The Living Wage Foundation has published a research report into the scale of low pay in the sector, who is most impacted by it, the effect that paying the Living Wage has on Third Sector organisations, and the main drivers of low pay.
The report identifies solutions available to third sector organisations when it comes to paying the Real Living Wage to their staff, partners, and those they fund.
Low pay is a significant issue in the third sector: 14.1% of jobs in the third sector are paid less than the Living Wage. This is higher than for the public sector (5.5 % but lower than the private sector (22.1%).

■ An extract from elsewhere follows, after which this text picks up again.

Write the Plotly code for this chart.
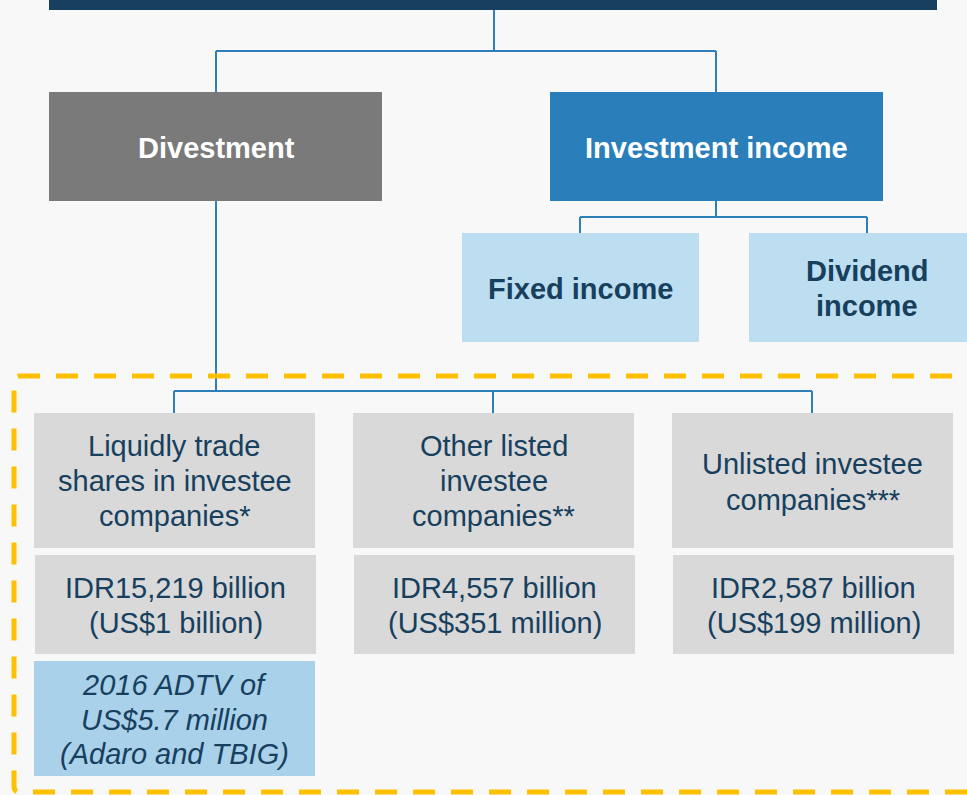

Low pay in the third sector is reinforcing inequality: Jobs held by women are more likely to pay less than the Living Wage than men (16.6% compared to 10.3%). Disabled workers are more likely to be low-paid, but the difference is narrower in the third sector than across the economy as a whole. In the third sector, certain racial groups face an above-average risk of being low-paid, particularly workers from Pakistani and Bangladeshi backgrounds, Black African, Black Caribbean and Black British workers, and workers from ‘Other’ ethnic groups (as defined by the research)..
Third sector organisations benefit from paying a Real Living Wage: 68% of Real Living Wage-accredited third sector organisations said paying the Real Living Wage enhanced their general reputation as an employer. 42% said paying the Real Living Wage improved the recruitment of employees into jobs covered by that wage. 24% said accreditation helped secure funding or investment for their organisation.
Public support for paying a real Living Wage: Polling found that 78%of the public say that staff working in the third sector (directly and third-party) should receive the Real Living Wage.